Poirot posted: "Just because something works for a time in an unsustainable fashion, doesn't mean it has no limit." How right you are, Monsieur Poirot!

"Bitcoin"? (As Arjay has mentioned.) Money transfer between computers? The new cash economy? This, and overseas internet purchasing (avoiding GST), will either revolutionise trade - with an end to GST and VAT, etc, and with implications for income tax collection - or the powers will find a way to stop it or harness it. Interesting.

Full-on barter system, community banks, community veggie gardens, biomass (dung) communal electricity, home-solar and water recycling abounding - have we got it licked or what? All we need is sustainable bio-fuel to take the place of oil. What's the problem?

One good move toward equity, for all, would be to minimise (or banish) graft, corruption, warlords and repressive authoritarian regimes by mandating transparent banking - so no-one could "hide" assets. Maybe there should also be limits on private wealth, with any excess confiscated and re-distributed. How many villas, mansions and yachts does a person really need? But, will the wealthy just have more kids, so they can spread (and keep) the wealth? Hmmm.

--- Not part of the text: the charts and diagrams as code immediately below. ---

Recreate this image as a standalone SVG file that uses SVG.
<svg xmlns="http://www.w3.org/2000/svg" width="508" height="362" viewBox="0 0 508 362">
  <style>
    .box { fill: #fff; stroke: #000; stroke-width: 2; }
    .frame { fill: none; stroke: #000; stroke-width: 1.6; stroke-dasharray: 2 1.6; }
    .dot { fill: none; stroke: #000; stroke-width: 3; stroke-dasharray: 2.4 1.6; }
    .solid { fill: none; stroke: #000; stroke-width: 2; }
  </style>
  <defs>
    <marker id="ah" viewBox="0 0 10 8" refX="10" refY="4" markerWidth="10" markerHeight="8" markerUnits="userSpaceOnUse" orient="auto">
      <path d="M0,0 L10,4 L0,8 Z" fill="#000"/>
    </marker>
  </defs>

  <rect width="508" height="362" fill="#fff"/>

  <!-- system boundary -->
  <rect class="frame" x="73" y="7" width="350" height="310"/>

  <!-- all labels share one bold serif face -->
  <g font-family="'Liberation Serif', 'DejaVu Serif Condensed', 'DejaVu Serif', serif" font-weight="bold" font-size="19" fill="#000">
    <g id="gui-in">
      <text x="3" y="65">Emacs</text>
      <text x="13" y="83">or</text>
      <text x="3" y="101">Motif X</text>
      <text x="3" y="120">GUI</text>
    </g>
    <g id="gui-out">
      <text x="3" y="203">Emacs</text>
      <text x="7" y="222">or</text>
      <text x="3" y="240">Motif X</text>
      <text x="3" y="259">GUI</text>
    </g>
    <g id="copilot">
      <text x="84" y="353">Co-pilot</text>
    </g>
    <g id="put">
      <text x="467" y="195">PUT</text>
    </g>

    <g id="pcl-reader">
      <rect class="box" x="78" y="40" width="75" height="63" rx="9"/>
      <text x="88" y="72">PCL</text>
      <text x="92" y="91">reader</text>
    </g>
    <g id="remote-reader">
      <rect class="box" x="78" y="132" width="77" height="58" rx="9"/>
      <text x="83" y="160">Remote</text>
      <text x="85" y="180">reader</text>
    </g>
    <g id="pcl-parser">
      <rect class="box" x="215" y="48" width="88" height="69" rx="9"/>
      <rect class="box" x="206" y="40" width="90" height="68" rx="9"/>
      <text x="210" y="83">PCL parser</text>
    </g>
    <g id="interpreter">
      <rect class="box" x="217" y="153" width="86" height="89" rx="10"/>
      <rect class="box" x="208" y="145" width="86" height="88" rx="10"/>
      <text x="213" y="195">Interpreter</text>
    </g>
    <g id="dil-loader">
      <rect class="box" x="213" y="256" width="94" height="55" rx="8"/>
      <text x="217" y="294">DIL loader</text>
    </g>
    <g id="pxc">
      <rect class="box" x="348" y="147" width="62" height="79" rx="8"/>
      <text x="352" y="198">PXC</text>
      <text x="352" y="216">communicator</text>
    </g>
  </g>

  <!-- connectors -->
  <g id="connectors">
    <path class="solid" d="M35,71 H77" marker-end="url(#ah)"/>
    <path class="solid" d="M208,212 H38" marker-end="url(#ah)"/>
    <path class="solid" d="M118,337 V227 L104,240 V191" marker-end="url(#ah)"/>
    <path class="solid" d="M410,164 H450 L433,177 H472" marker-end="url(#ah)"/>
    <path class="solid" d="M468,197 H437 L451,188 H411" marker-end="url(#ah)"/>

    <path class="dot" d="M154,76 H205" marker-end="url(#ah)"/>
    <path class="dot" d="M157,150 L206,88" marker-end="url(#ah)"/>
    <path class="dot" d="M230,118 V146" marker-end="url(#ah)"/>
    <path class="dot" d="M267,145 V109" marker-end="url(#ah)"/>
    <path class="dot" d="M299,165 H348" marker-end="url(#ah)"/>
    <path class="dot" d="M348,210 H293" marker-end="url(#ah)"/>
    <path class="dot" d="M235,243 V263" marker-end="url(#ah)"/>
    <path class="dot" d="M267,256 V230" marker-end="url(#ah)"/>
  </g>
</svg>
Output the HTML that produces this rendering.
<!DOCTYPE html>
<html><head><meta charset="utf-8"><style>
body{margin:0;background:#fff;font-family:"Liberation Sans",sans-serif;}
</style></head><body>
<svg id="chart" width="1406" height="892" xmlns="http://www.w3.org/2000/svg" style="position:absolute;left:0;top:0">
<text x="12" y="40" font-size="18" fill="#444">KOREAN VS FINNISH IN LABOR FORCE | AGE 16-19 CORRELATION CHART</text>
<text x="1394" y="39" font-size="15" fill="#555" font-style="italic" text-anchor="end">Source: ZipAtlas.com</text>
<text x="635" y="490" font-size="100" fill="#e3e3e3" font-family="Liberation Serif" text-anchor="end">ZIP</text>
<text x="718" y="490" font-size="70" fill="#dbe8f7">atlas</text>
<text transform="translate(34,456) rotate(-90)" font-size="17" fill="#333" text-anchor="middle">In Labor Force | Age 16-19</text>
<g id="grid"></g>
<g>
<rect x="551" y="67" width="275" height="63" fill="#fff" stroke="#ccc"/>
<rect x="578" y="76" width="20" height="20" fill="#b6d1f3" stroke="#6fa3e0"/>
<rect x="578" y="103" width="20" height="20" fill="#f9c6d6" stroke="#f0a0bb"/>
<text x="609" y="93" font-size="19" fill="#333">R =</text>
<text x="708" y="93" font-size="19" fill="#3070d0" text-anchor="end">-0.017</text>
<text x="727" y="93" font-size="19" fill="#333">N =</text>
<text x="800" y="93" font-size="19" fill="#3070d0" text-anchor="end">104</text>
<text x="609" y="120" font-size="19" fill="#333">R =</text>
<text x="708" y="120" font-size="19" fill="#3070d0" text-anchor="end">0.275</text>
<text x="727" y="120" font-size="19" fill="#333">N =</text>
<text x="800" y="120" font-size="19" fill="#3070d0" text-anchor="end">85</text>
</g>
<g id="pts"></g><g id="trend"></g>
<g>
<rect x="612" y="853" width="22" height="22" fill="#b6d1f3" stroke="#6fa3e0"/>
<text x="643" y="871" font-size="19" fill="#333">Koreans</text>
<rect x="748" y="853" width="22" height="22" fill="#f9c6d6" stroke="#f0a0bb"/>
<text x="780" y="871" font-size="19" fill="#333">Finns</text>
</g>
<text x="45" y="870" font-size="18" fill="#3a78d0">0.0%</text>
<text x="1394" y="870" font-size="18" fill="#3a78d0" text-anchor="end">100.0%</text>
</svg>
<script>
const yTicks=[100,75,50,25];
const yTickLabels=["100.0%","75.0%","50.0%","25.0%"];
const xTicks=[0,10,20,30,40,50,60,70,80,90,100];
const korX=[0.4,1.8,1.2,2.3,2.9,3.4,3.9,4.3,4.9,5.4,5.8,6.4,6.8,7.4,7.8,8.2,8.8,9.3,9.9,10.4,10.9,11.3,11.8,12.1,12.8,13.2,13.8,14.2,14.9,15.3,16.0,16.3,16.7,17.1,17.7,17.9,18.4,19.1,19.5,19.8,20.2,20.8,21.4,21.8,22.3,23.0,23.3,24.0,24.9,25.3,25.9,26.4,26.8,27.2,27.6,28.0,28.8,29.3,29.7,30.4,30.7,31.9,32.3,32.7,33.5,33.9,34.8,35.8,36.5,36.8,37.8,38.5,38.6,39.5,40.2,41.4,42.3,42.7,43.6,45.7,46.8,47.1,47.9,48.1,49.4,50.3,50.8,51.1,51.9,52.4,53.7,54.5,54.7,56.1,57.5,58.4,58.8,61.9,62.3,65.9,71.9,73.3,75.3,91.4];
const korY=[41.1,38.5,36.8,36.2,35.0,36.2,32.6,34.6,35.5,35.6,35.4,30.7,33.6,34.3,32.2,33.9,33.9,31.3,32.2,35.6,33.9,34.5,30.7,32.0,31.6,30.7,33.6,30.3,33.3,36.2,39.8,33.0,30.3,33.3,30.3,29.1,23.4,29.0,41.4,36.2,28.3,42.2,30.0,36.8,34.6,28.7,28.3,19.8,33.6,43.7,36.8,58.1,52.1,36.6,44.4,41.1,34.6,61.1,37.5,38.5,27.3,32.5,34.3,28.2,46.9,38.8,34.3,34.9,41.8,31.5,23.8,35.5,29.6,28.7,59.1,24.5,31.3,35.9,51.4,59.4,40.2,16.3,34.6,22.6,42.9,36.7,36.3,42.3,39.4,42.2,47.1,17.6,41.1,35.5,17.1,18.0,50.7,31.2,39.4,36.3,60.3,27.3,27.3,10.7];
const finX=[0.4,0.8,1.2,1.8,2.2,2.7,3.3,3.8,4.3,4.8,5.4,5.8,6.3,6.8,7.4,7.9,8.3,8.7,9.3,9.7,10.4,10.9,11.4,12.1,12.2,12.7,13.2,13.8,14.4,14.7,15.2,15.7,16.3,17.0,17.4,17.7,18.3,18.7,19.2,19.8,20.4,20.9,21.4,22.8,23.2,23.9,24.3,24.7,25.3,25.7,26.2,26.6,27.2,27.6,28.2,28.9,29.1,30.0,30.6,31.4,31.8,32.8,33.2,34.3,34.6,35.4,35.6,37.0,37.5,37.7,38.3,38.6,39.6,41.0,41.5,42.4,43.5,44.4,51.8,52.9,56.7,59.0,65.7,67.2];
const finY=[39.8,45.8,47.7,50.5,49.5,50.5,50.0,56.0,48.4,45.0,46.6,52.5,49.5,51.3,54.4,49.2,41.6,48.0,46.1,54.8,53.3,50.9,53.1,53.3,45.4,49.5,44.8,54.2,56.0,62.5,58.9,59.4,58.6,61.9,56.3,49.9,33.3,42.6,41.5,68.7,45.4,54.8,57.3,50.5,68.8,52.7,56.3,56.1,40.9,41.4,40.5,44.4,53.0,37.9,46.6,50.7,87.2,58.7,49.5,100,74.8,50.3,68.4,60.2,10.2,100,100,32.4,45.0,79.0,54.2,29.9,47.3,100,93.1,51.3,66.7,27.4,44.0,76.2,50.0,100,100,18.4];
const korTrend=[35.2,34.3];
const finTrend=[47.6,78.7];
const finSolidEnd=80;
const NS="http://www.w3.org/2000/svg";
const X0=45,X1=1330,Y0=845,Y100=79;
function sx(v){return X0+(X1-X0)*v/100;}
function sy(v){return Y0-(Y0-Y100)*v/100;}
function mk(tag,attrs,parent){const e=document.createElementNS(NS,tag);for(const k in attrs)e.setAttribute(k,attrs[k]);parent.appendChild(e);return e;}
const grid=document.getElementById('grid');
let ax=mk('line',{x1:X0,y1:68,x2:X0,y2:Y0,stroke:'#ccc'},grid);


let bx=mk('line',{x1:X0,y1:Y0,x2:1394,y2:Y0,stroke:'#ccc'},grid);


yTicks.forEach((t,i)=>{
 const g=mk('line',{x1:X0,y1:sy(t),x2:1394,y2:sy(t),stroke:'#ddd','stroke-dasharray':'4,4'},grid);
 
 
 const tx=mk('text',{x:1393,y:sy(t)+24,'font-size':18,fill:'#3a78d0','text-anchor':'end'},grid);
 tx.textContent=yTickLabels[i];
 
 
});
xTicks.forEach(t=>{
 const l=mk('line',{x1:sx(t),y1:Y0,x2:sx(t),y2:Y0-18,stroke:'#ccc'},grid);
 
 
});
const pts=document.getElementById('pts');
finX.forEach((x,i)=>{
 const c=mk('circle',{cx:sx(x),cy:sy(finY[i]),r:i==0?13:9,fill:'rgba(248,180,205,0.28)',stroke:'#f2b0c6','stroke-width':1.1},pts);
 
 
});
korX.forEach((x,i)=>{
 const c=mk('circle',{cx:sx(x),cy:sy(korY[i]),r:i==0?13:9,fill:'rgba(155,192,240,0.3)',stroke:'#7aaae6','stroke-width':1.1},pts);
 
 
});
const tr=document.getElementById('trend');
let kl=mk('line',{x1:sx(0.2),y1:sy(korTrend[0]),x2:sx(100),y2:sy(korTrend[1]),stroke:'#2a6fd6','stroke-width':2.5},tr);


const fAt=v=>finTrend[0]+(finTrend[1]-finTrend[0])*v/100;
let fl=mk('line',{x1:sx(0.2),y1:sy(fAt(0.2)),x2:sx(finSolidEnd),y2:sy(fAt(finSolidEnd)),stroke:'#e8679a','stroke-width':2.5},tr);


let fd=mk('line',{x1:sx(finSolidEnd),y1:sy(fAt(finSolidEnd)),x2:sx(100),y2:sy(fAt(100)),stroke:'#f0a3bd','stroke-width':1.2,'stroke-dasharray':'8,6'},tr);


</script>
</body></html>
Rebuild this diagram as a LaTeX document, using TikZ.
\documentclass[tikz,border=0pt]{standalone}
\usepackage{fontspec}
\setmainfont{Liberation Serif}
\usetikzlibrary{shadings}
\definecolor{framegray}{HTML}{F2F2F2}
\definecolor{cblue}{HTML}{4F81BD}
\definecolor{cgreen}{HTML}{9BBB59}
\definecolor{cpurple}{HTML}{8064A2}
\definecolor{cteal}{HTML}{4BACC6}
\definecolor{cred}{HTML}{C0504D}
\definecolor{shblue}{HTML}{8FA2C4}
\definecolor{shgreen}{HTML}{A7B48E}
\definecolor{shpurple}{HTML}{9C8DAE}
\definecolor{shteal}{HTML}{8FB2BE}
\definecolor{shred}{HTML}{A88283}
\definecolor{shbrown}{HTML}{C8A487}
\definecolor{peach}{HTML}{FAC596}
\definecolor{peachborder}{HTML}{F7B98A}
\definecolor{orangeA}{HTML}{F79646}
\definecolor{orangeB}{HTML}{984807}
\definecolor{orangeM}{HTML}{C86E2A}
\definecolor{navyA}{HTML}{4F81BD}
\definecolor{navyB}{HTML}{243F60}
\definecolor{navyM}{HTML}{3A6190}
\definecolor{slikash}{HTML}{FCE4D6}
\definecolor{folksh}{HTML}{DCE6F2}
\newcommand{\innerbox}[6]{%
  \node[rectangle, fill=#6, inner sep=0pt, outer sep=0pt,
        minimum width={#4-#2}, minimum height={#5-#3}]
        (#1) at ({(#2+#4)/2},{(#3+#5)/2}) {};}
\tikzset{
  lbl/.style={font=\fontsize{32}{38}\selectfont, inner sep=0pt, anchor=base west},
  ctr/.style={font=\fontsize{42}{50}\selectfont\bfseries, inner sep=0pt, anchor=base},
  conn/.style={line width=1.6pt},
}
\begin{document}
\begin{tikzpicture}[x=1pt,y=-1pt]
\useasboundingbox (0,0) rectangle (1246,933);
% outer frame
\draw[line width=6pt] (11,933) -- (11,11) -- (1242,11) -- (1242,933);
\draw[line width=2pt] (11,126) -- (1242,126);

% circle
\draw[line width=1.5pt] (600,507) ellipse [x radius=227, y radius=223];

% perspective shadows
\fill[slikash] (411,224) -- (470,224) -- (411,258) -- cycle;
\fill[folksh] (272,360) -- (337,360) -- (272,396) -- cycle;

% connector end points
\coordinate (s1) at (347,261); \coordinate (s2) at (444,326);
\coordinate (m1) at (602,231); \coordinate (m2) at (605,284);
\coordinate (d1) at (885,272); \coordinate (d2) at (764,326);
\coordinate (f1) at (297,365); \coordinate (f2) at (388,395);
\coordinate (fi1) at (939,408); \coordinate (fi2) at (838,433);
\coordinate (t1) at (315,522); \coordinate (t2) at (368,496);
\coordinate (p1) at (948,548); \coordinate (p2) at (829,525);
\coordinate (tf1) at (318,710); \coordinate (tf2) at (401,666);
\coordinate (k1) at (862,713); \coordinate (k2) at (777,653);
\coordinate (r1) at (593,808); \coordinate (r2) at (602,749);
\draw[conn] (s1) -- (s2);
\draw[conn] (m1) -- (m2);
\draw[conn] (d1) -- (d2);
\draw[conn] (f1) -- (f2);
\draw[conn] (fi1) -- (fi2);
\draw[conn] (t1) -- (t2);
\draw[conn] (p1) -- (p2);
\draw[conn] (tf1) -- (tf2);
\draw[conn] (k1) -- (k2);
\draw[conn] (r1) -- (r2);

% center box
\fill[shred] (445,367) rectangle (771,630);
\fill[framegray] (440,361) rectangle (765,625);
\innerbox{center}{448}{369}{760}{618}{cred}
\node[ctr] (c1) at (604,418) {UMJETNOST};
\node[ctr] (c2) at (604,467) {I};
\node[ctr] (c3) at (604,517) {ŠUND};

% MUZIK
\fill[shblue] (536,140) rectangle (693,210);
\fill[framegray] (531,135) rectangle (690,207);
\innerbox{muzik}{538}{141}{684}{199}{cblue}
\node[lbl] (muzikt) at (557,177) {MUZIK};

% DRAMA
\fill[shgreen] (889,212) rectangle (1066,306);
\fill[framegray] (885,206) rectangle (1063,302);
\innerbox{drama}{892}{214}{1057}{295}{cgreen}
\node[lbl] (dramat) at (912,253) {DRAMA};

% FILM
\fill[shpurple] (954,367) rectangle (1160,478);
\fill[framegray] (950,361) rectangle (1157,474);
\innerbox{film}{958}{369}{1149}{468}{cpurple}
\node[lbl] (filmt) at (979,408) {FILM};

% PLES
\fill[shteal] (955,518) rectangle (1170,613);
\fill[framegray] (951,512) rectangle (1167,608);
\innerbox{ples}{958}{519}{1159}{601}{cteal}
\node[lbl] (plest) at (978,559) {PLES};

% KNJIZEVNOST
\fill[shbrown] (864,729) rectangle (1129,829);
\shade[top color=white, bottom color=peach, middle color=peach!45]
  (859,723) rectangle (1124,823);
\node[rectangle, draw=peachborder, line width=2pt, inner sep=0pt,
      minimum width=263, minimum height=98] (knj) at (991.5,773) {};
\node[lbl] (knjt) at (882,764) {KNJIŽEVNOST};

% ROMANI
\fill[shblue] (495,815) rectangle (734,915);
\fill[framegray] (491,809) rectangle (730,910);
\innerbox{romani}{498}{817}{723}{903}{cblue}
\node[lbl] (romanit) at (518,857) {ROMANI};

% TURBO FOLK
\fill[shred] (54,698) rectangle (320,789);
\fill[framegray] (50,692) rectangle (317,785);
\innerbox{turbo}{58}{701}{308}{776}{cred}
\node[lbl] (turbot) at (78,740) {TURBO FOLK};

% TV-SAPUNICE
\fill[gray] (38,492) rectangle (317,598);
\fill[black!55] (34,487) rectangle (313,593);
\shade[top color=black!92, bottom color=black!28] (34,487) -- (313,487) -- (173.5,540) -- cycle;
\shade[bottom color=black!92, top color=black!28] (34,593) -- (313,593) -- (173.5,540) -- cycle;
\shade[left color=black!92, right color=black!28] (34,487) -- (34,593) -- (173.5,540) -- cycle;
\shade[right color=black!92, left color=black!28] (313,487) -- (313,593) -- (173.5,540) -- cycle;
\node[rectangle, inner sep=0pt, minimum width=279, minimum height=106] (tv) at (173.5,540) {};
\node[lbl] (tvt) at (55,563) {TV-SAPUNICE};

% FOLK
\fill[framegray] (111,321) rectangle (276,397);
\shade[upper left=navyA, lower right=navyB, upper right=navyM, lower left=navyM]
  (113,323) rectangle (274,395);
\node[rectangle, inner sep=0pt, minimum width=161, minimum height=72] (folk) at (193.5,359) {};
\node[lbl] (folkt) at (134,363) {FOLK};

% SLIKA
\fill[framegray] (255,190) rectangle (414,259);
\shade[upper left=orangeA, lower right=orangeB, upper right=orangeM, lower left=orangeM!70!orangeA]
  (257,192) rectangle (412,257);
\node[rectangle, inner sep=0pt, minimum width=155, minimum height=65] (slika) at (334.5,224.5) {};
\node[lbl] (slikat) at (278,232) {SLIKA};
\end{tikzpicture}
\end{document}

MickC, we are not yet at the "dire" stage, and with goodwill and reasoned effort I'm reasonably confident we can avoid Armageddon. Patience, toil and pressure, and eventually the powers will get the message.

Zero-growth, growth economy? Methinks the elephant in the room is the unexpected - oil spills wrecking the marine food supply, global warming doing the same, dams and over-irrigation despoiling groundwater and rendering soils useless for agriculture, chemical production rendering the atmosphere toxic, nuclear accident (not war), or super-virus, ending overpopulation once and for all.

Let's not be hard on Arjay fellers, he has great talent for finding interesting links and tidbits, and for keeping all of us on your toes.

Mr Windy, you are a fount of sci and tech know-how, so surely you can devise an alternative sustainable boundless supply of energy? Common, you can do it! Think, think! We need you.